Essential for developers and data scientists, it streamlines workflows by integrating with local IDEs like VS Code or JupyterLab, allowing version control via Git, automated submissions, and collaboration without relying solely on the web UI. Usage requires a Kaggle account, API credentials (kaggle.json), and the Python-based CLI installed via pip.

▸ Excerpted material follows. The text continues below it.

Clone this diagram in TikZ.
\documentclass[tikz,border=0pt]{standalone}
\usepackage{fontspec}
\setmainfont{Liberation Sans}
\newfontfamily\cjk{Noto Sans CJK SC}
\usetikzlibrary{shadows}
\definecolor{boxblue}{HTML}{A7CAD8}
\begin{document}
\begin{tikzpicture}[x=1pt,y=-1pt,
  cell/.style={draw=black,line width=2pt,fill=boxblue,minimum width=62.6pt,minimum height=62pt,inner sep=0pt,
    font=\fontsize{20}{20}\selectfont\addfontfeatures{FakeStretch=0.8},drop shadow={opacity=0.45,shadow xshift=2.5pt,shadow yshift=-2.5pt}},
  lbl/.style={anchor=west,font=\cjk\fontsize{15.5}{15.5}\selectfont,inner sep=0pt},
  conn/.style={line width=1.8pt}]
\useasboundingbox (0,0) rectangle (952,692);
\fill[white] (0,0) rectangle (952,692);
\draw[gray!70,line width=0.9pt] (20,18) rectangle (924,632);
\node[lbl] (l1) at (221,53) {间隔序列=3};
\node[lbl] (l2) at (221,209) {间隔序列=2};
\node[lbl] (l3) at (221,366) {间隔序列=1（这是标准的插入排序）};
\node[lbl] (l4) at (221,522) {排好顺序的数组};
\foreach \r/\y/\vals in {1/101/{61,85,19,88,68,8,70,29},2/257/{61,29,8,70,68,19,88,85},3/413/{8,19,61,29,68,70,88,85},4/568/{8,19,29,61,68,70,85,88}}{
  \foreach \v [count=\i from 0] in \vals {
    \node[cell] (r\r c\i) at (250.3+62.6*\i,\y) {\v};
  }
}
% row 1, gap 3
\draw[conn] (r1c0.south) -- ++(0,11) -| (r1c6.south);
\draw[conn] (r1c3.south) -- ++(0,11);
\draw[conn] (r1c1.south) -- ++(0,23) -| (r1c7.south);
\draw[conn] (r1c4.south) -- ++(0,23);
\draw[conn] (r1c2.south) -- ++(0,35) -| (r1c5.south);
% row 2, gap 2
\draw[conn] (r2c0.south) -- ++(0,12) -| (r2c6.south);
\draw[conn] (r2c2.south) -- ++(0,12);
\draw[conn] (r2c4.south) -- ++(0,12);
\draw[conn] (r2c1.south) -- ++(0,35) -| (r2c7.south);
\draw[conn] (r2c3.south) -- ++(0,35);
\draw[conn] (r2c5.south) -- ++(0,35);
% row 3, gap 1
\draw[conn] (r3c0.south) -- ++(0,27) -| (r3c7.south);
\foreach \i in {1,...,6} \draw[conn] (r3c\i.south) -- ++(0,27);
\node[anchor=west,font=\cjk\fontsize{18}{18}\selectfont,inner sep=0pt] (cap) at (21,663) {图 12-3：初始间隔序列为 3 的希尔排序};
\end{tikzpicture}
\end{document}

For example, list your kernels with kaggle kernels list -m, update a notebook with kaggle kernels push, or track progress via kaggle kernels status mykernel. Handles large datasets efficiently but depends on internet and Kaggle's compute limits.
CAVEATS
Requires kaggle.json API key in ~/.kaggle; internet required; subject to Kaggle compute quotas and privacy rules; large kernels may timeout.
INSTALLATION
pip install kaggle; verify with kaggle --version.
AUTHENTICATION
Download API key from Kaggle profile; kaggle config set -g api-key ~/.kaggle/kaggle.json; set permissions: chmod 600 ~/.kaggle/kaggle.json.
HISTORY
Introduced in Kaggle API v1.0+ around 2018 as Kaggle expanded notebook features; evolved with Google acquisition (2017+), adding GPU/TPU support and push/status enhancements by 2022.